At one point I tried playing the drums. The djembe to be exact and it was a reasonable mess. If someone else was playing as well I could follow along and somehow manage not to make a total fool of myself, but for the most part I was pretty useless. And for the most part I’ve felt this about myself to some degree for my entire life. I felt useless. I wasn’t sure where I fit or what I was good at. I wasn’t even particularly healed of that problem when I was saved because I was still struggling to find a sense of self and a sense of purpose but just using a different set of criteria.
Yesterday my buddy from Cowboy Ministries made a comment about how there are plenty of people in the genealogies who were probably sitting around doing the same thing never suspecting that they were part of a bigger picture. But it also made me wonder what role they ended up playing in their own little story.
What role will I play in my own little story?
But things have changed for me over the past week. I’m not so worried about it any more for a couple of reasons. On of them is pictured up top.
A baby’s heartbeat hits somewhere around 160 beats per minute. And listening to it yesterday as the sonographer took her measurements on a really awesome digital sonography machine thingy it really stirred me. It felt like for the first time, I was really hearing God. He listens to us the same I was listening to that heartbeat. And I understand something else now as I reflect on that moment and remember the awe and wonder I felt in that moment.
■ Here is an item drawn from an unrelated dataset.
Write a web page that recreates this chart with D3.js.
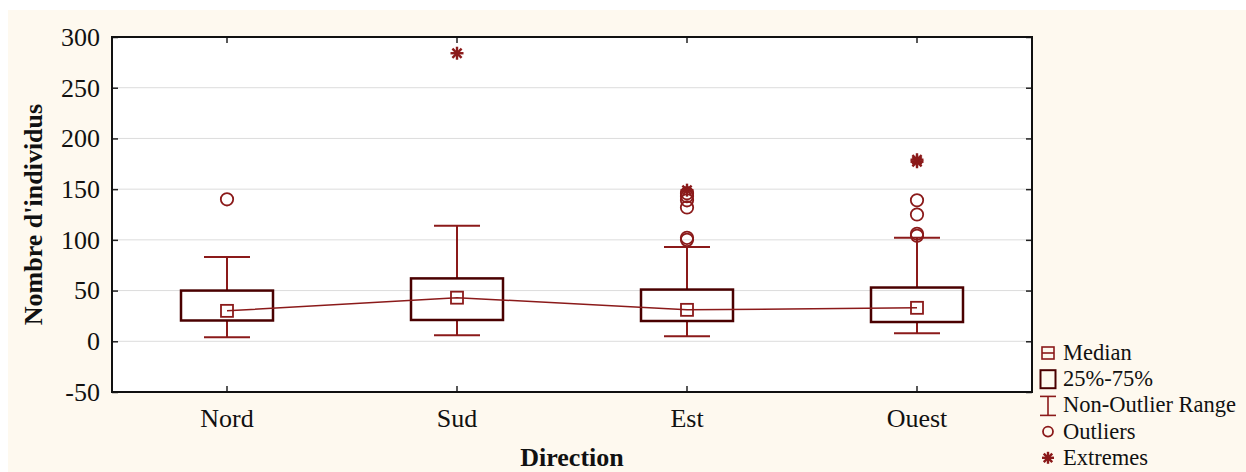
<!DOCTYPE html>
<html>
<head>
<meta charset="utf-8">
<script src="https://cdn.jsdelivr.net/npm/d3@7"></script>
<style>
  body { margin: 0; background: #fff; }
  svg { display: block; }
  svg text { font-family: "Liberation Serif", "DejaVu Serif", serif; }
</style>
</head>
<body>
<div id="chart"></div>
<script>
const categories = ["Nord", "Sud", "Est", "Ouest"];
const medians = [30, 43, 31, 33];
const q1 = [20.5, 21, 20, 19];
const q3 = [50, 62, 51, 53];
const whiskLow = [4, 6, 5, 8];
const whiskHigh = [83, 114, 93, 102];
const outliers = [[140], [], [100, 102, 132, 139, 143, 146], [104, 106, 125, 139]];
const extremes = [[], [284], [149], [177, 179]];
const yTicks = [-50, 0, 50, 100, 150, 200, 250, 300];
const legendItems = ["Median", "25%-75%", "Non-Outlier Range", "Outliers", "Extremes"];

const W = 1246, H = 472;
const margin = {left: 112, top: 37, right: 214, bottom: 80};
const pw = W - margin.left - margin.right;
const ph = H - margin.top - margin.bottom;
const red = "#8b1a1a", dark = "#4a0000";

const svg = d3.select("#chart").append("svg").attr("width", W).attr("height", H);
svg.append("rect").attr("x", 8).attr("y", 10).attr("width", W - 8).attr("height", H - 10).attr("fill", "#fef9ef");

const g = svg.append("g").attr("transform", `translate(${margin.left},${margin.top})`);
g.append("rect").attr("width", pw).attr("height", ph).attr("fill", "#fff");

const x = d3.scaleBand().domain(categories).range([0, pw]);
const y = d3.scaleLinear().domain([-50, 300]).range([ph, 0]);

// grid
g.append("g").selectAll("line").data(yTicks.slice(1, -1)).enter().append("line")
    .attr("x1", 0).attr("x2", pw).attr("y1", d => y(d)).attr("y2", d => y(d))
    .attr("stroke", "#dcdcdc").attr("stroke-width", 1);

const yAxis = g.append("g").call(d3.axisLeft(y).tickValues(yTicks).tickSize(-6).tickPadding(12).tickFormat(d => String(d)));
yAxis.selectAll("text").style("font-size", "26px").attr("fill", "#111");
const xAxis = g.append("g").attr("transform", `translate(0,${ph})`)
    .call(d3.axisBottom(x).tickSize(-6).tickPadding(16));
xAxis.selectAll("text").style("font-size", "26px").attr("fill", "#111").attr("y", 35).attr("dy", 0);
g.append("g").call(d3.axisTop(x).tickSize(-6).tickFormat(""));
g.append("g").attr("transform", `translate(${pw},0)`).call(d3.axisRight(y).tickValues(yTicks).tickSize(-6).tickFormat(""));
g.selectAll("g").attr("font-family", null);
g.selectAll(".domain").remove();
g.selectAll(".tick line").attr("stroke", "#222").attr("stroke-width", 1.5);
g.append("rect").attr("width", pw).attr("height", ph).attr("fill", "none")
    .attr("stroke", "#111").attr("stroke-width", 2);

const bw = x.bandwidth() * 0.4;
const cx = c => x(c) + x.bandwidth() / 2;

function asterisk(sel, r) {
    [0, 45, 90, 135].forEach(a => {
        const dx = r * Math.cos(a * Math.PI / 180), dy = r * Math.sin(a * Math.PI / 180);
        sel.append("line").attr("x1", -dx).attr("y1", -dy).attr("x2", dx).attr("y2", dy)
            .attr("stroke", red).attr("stroke-width", 2.4);
    });
}

categories.forEach((c, i) => {
    const xc = cx(c);
    // whiskers
    g.append("line").attr("x1", xc).attr("x2", xc).attr("y1", y(q3[i])).attr("y2", y(whiskHigh[i])).attr("stroke", red).attr("stroke-width", 2);
    g.append("line").attr("x1", xc).attr("x2", xc).attr("y1", y(q1[i])).attr("y2", y(whiskLow[i])).attr("stroke", red).attr("stroke-width", 2);
    [whiskHigh[i], whiskLow[i]].forEach(v => {
        g.append("line").attr("x1", xc - bw / 4).attr("x2", xc + bw / 4).attr("y1", y(v)).attr("y2", y(v)).attr("stroke", red).attr("stroke-width", 2);
    });
    g.append("rect").attr("x", xc - bw / 2).attr("width", bw)
        .attr("y", y(q3[i])).attr("height", y(q1[i]) - y(q3[i]))
        .attr("fill", "none").attr("stroke", dark).attr("stroke-width", 2.5);
});

// median line
g.append("path").datum(categories)
    .attr("d", d3.line().x(c => cx(c)).y((c, i) => y(medians[i])))
    .attr("fill", "none").attr("stroke", red).attr("stroke-width", 1.5);

categories.forEach((c, i) => {
    const xc = cx(c);
    g.append("rect").attr("x", xc - 6).attr("y", y(medians[i]) - 6).attr("width", 12).attr("height", 12)
        .attr("fill", "none").attr("stroke", red).attr("stroke-width", 1.8);
    outliers[i].forEach(v => {
        g.append("circle").attr("cx", xc).attr("cy", y(v)).attr("r", 6.2)
            .attr("fill", "none").attr("stroke", red).attr("stroke-width", 1.8);
    });
    extremes[i].forEach(v => {
        asterisk(g.append("g").attr("transform", `translate(${xc},${y(v)})`), 6.5);
    });
});

// titles
svg.append("text").attr("x", margin.left + pw / 2).attr("y", 466).attr("text-anchor", "middle")
    .style("font-size", "26px").style("font-weight", "bold").attr("fill", "#111").text("Direction");
svg.append("text").attr("transform", `translate(42,${margin.top + ph / 2}) rotate(-90)`)
    .attr("text-anchor", "middle").style("font-size", "26px").style("font-weight", "bold").attr("fill", "#111")
    .text("Nombre d'individus");

// legend
const lg = svg.append("g").attr("transform", "translate(1048,353)");
legendItems.forEach((t, i) => {
    const row = lg.append("g").attr("transform", `translate(0,${i * 26.2})`);
    if (i === 0) {
        row.append("rect").attr("x", -6).attr("y", -6).attr("width", 12).attr("height", 12).attr("fill", "none").attr("stroke", red).attr("stroke-width", 1.6);
        row.append("line").attr("x1", -6).attr("x2", 6).attr("y1", 0).attr("y2", 0).attr("stroke", red).attr("stroke-width", 1.6);
    } else if (i === 1) {
        row.append("rect").attr("x", -7.5).attr("y", -9).attr("width", 15).attr("height", 18).attr("fill", "none").attr("stroke", dark).attr("stroke-width", 2);
    } else if (i === 2) {
        row.append("line").attr("x1", 0).attr("x2", 0).attr("y1", -9).attr("y2", 10).attr("stroke", red).attr("stroke-width", 1.6);
        row.append("line").attr("x1", -8).attr("x2", 8).attr("y1", -9).attr("y2", -9).attr("stroke", red).attr("stroke-width", 1.6);
        row.append("line").attr("x1", -8).attr("x2", 8).attr("y1", 10).attr("y2", 10).attr("stroke", red).attr("stroke-width", 1.6);
    } else if (i === 3) {
        row.append("circle").attr("r", 5).attr("fill", "none").attr("stroke", red).attr("stroke-width", 1.8);
    } else {
        asterisk(row, 6);
    }
    row.append("text").attr("x", 15).attr("y", 7).style("font-size", "22.5px").attr("fill", "#111").text(t);
});
</script>
</body>
</html>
I want my baby to be happy. Is it any wonder that God wants the same for us? Psalm 37 says “delight in the LORD and He will give you your heart’s desires.” I could go on for days about that verse but Chad Estes wrote a great post about this for today entitled Plaques make horrible gifts. I really suggest you read it he pretty much says what I would have if he hadn’t done it better and before me. Bottom line of it all is that there comes a point where our desires are the desires God has for us.
There comes a time when that book you’ve wanted to write but never had is the same book that God wants you to write; when starting a band REALLY IS what God wants you to do; and so on.
Point is I finally found my rhythm and music. It goes like this.
Thump thump. Thump thump. Thump thump. I got rhythm, I got music, I got my girl who could ask for anything more?
(And no, I don’t actually know if it’s a girl yet but my wife and I have a bet going).